A fight over Hillary Clinton’s emails while she was Secretary of State has set off a nation-wide debate over what constitutes a public record.
The resolution of the case could have wide-ranging implications for local governments across California, and across the country.
Public officials have long used private email accounts to conduct government business, a tactic that watchdog groups say is used to avoid risking public disclosure of certain information.
The Sacramento Bee reports, “California law on the subject remains unsettled, leaving many public officials essentially free to conduct back-channel communication. The Legislature has made no moves to clarify the situation, and a court battle is raging in San Jose.”
“Ted Smith, a local activist, sued the city of San Jose after unsuccessfully setting out to inspect emails and text messages sent or received by officials on private devices or accounts.
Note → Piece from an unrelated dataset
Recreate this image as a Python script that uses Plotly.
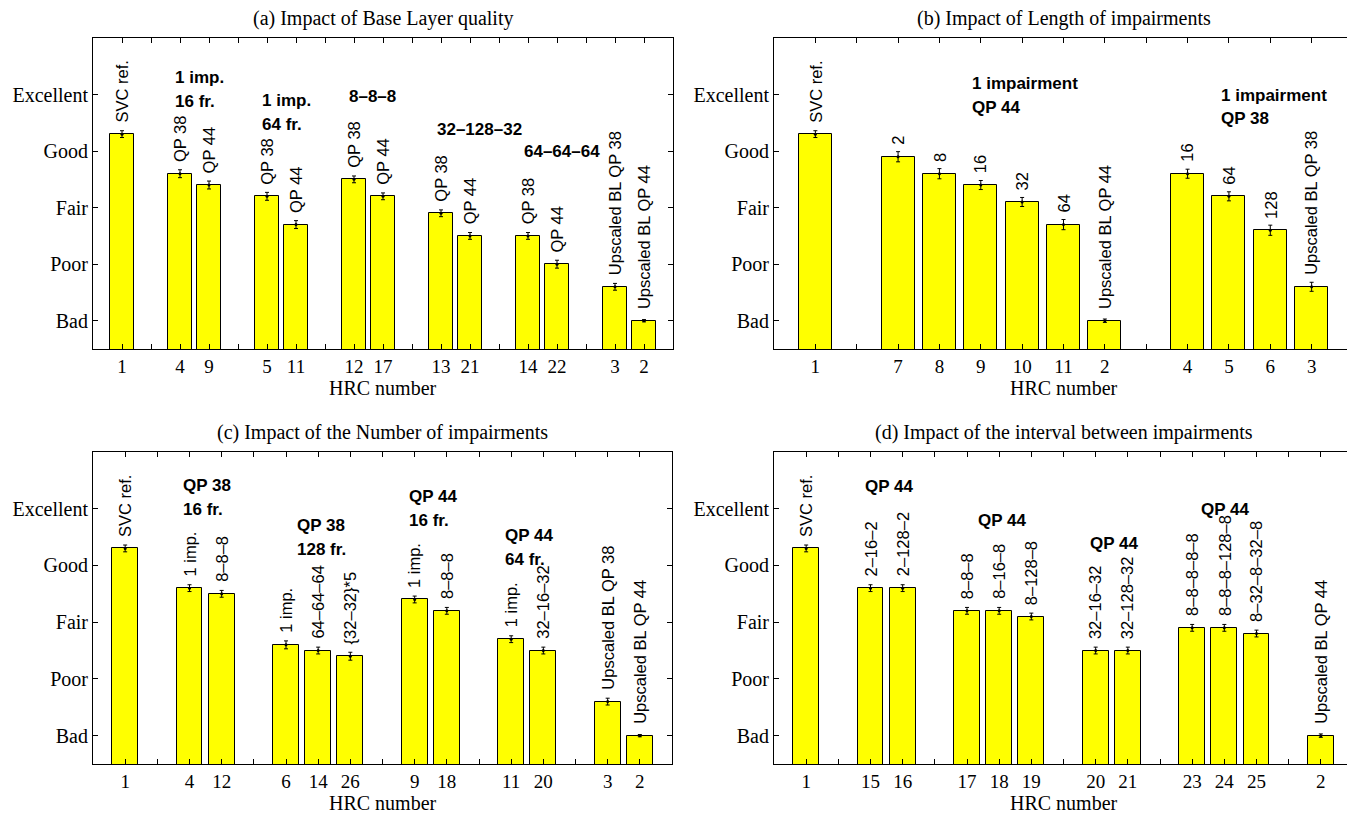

Last March, the 6th District Court of Appeal held that the California Public Records Act does not require the city to produce messages from personal devices that are not accessible to an agency. Nor does it require the city to search those devices and accounts for messages relating to official business.
The showdown already has had an impact. Last summer, it was cited when the state health insurance exchange, Covered California, reviewed a request for emails between commissioners. The requests came from Consumer Watchdog, which at the time was campaigning for an ultimately unsuccessful statewide ballot measure to regulate health insurance rates.”